Esa falta de enfoque parece ser intencional: dejan de lado esta cuestión porque su objetivo no es discutir el tema sino promover un Estado con mayor capacidad de intervención en la economía con fines redistribucionistas. Pero si se encontrase que ésta es resultado, precisamente, de la acción estatal, ¿qué les queda?
Un tema que me llamó es la atención es la explicación que le dan los autores a la relación entre desigualdad y crimen. De un lado, dicen que una mayor desigualdad puede generar mayor competencia y ésta lleva a mayor criminalidad. ¿Cómo así? ¿Por qué la competencia genera mayor criminalidad? Parece que los autores confunden dos términos: competencia y rivalidad. Ellos hablan de rivalidad, pero ésta se presenta cuando hay escasez. Es decir, lo que señalan podría ser resultado de la pobreza, pero no necesariamente de la desigualdad.
De otro lado, dicen que la mayor criminalidad puede deberse a que las sociedades más desiguales tienen menores tasas de confianza. ¿Por qué se puede afirmar eso? ¿Cómo la miden? ¿No hay acá, claramente, un problema de reversión causal? ¿Es la falta de confianza una de las causas de la criminalidad? ¿En qué sentido?
Todas las anteriores preguntas – y no solo en este tema – sin respuesta.

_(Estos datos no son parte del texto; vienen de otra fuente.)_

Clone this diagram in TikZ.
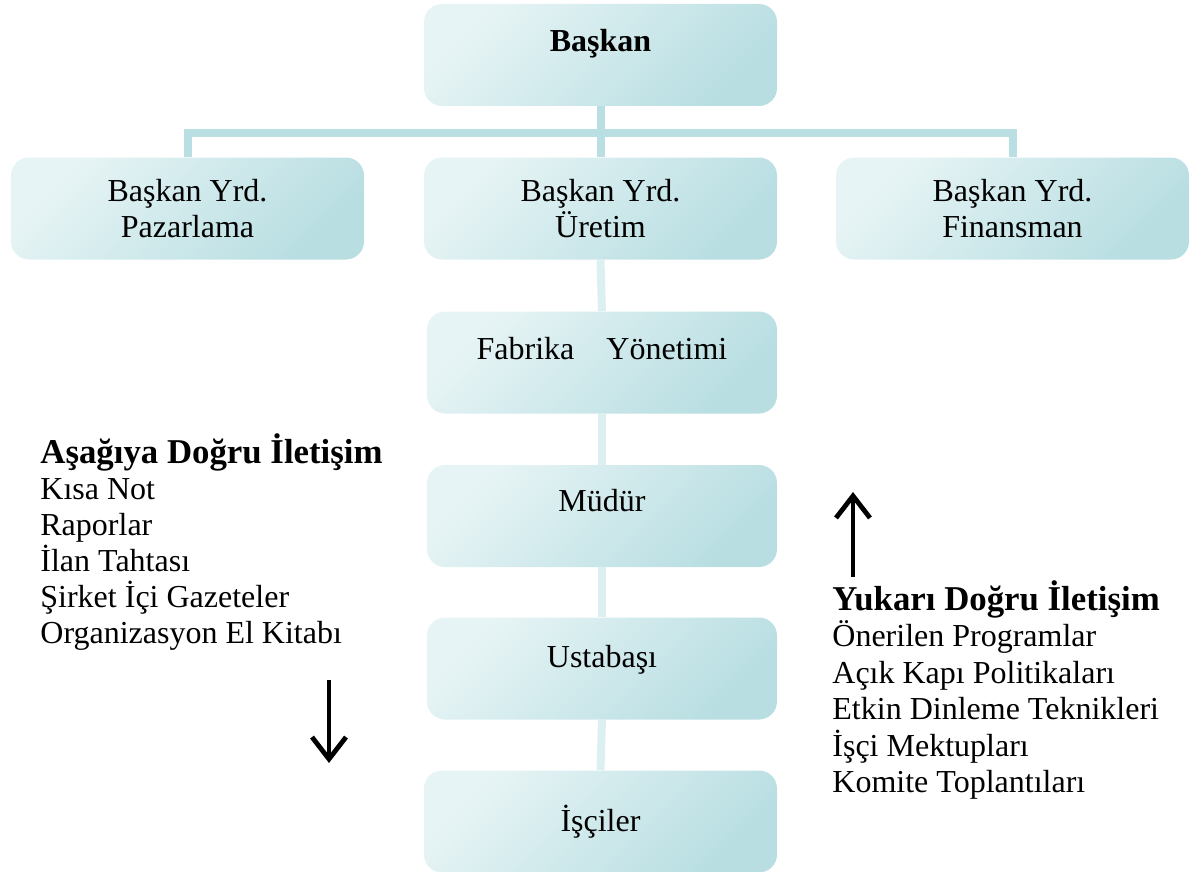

No obstante, y lo peor de todo, es que el columnista concluye diciendo que éste debería ser un tema de campaña. Al fin y al cabo, en su narrativa (con sesgo de confirmación y todo, a partir de la selección tendenciosa de evidencia) el asunto amerita mayor intervención del Estado. Siempre, con cualquier excusa y sin importar sus consecuencias.